A world of difference
Pluralism of this sort is not wishful thinking. It’s disruptive, practical and - now - online. TC gave us a taste of it: the real thing, a corrective to the pervasive virtue signalling by highly educated people who lament “the lack of diversity at my alma mater” (as described by Ed West, a right-wing British journalist). This kind of pluralism is nourished by a fearless, borderless and free press. It's what, if I understand, TC has chosen to call “transnational” journalism.
The future will bring more vital work for critical and enquiring minds, spanning myriad new struggles: we can expect more inhuman reality and more human justice. TC’s editorial stance hinted at the possible contours - as yet unrealised - for a global community of difference. Its example nurtured dissent. Its correspondents championed a rights-based order, through the hard graft of building new intellectual capital. In the old adage, this is how to speak truth to power.

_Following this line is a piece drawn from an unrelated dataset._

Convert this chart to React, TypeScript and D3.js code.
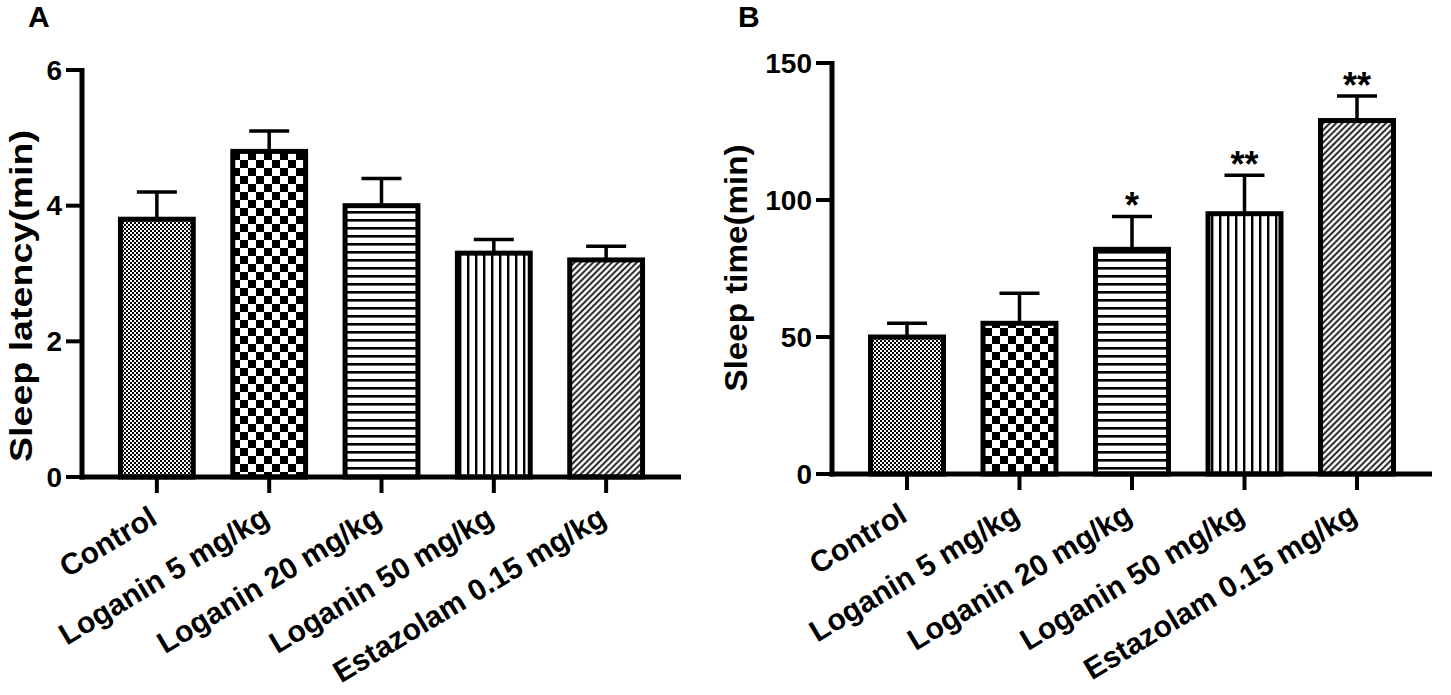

Writing this, I’m reminded of a man I met in Kinshasa more than a decade ago. A labourer, sweeping the shiny surface of a motorway with a broom - which almost echoes a famous speech by Martin Luther King, but in any case happens to be true. He wore blue overalls emblazoned with the logo of a Chinese building contractor. The glimmering tarmac highway was sent to the Congolese capital from Beijing, in exchange for mining rights and free trade.
This person knew a great deal about power, independence, the polity. Or so it seems now, as I mull this epitaph for The Correspondent. We talked for probably 10 minutes, slipping comfortably into the kind of inter-racial, cheerfully ironic pavement philosophising that happens easily in his corner of the post-colonial world. I asked if he shared the fears of many European liberals made anxious by the imperial scale of China's involvement in Africa. The man shook his head:
“No,” he said, “China is Roman. But Africa is Greek”.